SUPPLIED RECORDS:
___
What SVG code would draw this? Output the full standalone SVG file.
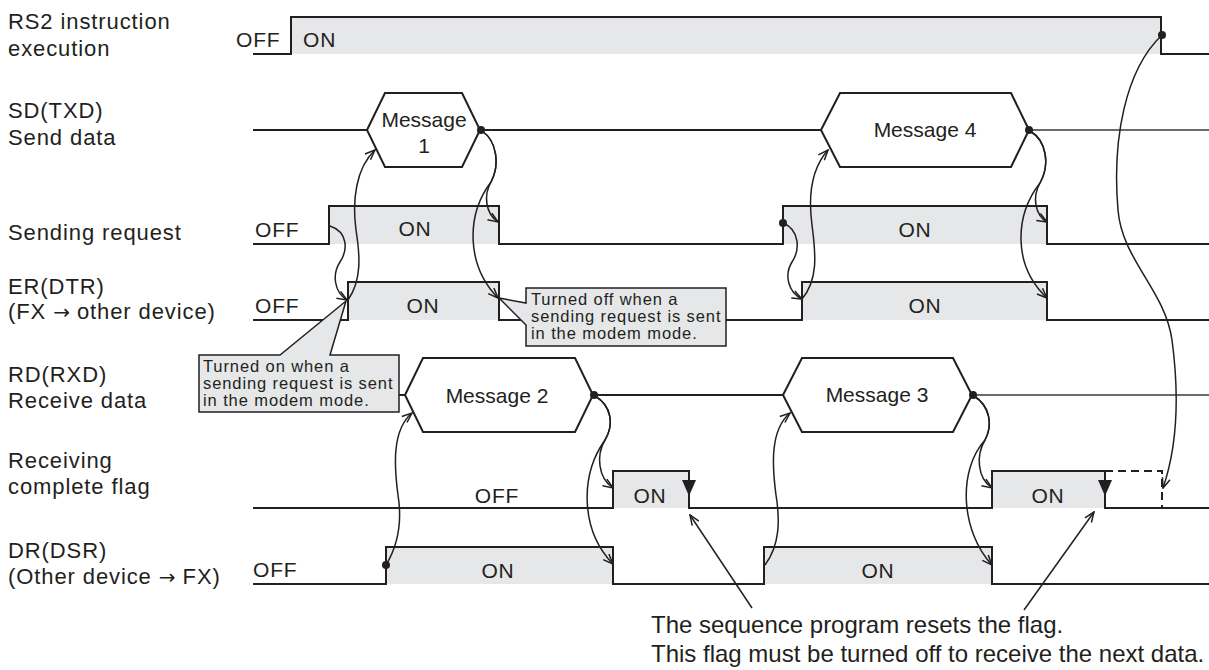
___
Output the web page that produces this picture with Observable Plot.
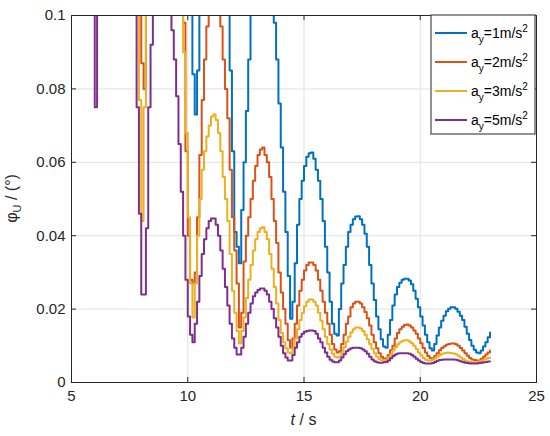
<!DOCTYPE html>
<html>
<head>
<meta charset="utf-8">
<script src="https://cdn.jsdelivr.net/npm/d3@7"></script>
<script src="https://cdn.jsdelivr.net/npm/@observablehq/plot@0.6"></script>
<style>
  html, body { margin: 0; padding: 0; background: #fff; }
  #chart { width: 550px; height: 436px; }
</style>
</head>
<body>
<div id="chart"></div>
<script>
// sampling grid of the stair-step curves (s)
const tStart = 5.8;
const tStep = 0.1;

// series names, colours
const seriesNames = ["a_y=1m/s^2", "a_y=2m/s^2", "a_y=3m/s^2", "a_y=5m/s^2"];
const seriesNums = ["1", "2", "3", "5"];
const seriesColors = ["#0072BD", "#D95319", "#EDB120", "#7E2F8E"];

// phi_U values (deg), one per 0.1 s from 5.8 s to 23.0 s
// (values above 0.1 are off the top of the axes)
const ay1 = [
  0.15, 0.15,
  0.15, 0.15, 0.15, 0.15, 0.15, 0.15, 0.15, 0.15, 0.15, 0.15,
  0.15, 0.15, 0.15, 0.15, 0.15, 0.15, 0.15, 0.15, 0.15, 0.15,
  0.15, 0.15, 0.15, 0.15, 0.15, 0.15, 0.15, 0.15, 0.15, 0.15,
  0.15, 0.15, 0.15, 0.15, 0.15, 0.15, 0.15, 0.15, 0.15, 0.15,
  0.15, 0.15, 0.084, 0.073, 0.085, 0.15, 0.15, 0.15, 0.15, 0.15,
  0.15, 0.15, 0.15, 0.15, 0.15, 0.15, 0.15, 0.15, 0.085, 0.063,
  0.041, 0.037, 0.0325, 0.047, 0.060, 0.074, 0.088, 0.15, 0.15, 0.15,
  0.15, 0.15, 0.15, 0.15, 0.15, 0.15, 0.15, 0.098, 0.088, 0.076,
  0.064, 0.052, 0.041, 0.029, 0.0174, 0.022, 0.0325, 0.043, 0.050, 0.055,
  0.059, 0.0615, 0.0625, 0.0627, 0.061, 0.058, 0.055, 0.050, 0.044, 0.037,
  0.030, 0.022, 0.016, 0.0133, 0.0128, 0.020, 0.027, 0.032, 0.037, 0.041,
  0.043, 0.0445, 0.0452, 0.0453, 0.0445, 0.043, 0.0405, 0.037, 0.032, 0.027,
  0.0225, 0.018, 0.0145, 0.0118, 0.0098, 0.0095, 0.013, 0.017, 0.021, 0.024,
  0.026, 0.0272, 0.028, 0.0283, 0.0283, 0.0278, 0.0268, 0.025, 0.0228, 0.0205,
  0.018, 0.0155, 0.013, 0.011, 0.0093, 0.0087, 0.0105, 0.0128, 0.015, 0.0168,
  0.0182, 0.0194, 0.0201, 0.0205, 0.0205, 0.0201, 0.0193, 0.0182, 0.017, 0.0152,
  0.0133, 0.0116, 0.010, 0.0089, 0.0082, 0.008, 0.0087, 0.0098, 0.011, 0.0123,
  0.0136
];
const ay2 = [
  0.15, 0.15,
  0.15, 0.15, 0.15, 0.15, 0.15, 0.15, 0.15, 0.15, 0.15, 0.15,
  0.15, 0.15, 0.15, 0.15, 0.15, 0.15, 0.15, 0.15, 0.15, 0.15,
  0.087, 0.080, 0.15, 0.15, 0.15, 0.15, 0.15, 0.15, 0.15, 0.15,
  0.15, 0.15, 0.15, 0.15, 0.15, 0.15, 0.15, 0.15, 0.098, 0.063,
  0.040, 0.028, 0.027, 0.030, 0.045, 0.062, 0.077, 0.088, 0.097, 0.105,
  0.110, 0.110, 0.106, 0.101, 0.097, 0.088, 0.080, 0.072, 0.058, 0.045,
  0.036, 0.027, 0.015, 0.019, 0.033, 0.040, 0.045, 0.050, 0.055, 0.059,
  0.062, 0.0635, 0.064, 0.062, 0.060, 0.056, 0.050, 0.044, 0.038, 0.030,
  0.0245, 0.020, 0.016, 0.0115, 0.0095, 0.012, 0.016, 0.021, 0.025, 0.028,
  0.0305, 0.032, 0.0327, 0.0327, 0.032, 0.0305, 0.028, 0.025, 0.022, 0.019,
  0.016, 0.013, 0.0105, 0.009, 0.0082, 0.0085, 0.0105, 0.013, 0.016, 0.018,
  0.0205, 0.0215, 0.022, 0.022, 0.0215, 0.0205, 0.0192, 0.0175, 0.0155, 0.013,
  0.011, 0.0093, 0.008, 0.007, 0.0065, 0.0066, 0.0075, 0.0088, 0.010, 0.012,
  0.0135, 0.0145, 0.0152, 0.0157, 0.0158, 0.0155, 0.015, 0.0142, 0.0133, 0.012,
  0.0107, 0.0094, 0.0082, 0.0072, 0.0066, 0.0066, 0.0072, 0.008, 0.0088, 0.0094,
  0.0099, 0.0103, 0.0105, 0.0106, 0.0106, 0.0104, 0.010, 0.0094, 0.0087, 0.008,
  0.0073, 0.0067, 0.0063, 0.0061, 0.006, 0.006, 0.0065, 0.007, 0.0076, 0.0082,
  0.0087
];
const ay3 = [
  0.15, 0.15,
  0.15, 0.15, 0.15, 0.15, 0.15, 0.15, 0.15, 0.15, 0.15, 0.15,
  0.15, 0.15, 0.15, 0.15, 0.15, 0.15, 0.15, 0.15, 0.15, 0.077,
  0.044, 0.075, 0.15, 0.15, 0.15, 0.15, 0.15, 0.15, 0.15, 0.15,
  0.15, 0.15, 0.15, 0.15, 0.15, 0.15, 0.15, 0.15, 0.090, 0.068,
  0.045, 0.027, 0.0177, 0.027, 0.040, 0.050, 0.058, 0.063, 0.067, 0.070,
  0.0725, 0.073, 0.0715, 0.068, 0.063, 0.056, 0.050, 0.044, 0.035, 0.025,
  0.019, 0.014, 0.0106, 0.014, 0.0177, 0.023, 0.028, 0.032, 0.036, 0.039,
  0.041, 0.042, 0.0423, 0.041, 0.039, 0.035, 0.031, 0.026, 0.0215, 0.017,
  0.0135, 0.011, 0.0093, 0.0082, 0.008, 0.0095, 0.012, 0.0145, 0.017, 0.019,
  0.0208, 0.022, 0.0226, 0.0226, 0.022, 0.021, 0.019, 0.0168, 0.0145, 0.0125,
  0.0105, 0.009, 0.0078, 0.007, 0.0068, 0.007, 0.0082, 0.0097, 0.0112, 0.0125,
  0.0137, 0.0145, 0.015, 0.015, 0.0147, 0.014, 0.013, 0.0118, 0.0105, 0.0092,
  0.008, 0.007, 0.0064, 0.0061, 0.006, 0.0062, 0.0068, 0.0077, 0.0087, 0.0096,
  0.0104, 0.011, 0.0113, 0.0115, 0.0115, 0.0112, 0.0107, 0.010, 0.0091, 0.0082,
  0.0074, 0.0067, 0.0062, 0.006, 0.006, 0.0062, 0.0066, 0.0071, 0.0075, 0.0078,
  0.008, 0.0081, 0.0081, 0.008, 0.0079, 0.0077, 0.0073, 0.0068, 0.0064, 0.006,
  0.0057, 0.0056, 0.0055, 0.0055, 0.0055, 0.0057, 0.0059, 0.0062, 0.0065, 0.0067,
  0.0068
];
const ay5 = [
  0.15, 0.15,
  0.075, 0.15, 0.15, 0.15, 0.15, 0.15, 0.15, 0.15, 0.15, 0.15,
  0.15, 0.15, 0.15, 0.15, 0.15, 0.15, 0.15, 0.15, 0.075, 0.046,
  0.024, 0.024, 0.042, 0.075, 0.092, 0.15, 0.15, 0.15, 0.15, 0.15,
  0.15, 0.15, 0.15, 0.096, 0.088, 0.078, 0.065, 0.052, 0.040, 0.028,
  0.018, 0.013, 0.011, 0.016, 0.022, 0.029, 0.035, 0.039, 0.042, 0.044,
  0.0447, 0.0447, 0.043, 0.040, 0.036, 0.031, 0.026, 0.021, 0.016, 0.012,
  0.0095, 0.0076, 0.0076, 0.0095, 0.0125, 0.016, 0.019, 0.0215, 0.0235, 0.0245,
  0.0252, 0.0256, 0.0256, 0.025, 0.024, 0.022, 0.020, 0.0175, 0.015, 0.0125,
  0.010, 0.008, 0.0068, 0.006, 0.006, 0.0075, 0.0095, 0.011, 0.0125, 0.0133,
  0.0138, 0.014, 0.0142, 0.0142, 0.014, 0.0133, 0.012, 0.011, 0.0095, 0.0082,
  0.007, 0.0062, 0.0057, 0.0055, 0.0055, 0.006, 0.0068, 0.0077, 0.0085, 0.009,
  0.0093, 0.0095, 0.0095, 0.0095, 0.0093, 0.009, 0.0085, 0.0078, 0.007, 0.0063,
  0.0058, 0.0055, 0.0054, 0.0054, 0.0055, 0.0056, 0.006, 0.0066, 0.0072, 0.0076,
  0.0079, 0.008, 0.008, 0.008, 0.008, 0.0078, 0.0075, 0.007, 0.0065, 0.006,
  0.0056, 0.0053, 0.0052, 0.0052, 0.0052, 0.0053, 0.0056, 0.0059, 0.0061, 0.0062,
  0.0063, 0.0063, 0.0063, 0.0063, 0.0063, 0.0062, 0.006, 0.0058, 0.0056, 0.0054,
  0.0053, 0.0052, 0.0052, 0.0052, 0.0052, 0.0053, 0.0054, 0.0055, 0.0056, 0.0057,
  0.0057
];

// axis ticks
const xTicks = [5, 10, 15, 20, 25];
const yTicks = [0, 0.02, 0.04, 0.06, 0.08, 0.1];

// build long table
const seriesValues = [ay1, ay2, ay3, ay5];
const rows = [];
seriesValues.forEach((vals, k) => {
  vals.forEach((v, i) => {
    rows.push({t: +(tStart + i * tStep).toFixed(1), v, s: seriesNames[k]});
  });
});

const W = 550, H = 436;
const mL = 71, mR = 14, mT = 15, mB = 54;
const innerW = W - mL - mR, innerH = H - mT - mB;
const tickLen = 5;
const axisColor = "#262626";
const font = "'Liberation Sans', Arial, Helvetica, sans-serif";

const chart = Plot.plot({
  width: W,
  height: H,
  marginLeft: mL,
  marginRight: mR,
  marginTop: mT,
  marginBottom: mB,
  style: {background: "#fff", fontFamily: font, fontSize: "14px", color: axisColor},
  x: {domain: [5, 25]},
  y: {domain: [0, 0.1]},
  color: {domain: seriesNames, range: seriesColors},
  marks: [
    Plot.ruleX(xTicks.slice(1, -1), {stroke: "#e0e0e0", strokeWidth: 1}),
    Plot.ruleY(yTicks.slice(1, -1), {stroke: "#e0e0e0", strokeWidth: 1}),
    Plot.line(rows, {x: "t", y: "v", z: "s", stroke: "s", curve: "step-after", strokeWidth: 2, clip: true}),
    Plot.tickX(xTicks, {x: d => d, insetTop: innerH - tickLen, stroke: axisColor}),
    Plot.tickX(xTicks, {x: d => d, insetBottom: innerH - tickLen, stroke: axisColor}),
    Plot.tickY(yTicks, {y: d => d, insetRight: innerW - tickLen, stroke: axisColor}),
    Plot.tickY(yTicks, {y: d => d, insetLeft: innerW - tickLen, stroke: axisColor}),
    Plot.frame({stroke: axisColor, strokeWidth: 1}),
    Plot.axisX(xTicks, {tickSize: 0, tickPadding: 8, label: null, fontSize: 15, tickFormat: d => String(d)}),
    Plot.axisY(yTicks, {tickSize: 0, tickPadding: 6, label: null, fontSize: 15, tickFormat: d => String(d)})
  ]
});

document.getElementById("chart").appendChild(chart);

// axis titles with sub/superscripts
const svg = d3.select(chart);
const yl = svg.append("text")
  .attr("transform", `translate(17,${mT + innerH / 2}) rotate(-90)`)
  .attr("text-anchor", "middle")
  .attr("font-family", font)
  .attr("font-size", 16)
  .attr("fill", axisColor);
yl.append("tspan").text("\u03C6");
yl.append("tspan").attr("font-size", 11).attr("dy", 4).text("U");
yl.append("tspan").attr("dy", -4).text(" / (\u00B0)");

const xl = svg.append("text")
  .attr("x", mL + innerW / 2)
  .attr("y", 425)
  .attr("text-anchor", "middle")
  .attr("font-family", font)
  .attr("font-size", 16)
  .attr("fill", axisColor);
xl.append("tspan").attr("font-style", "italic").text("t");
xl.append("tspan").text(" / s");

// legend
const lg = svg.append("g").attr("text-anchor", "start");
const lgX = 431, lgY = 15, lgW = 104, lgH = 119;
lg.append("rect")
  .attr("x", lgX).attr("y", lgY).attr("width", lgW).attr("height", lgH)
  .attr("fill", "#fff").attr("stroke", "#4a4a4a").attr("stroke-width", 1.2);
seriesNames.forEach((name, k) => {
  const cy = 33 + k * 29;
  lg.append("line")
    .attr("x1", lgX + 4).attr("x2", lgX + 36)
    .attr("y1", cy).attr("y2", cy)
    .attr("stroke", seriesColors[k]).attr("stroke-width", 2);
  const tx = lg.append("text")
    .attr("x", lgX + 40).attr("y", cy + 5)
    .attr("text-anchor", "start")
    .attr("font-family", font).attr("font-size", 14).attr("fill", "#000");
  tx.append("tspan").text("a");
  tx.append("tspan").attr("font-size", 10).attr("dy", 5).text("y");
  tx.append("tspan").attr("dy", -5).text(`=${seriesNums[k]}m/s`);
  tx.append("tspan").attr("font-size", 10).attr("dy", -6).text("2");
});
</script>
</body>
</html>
___
AIM:
Show all lines above holding "Output".

WRITTEN RESPONSE:
What SVG code would draw this? Output the full standalone SVG file.
Output the web page that produces this picture with Observable Plot.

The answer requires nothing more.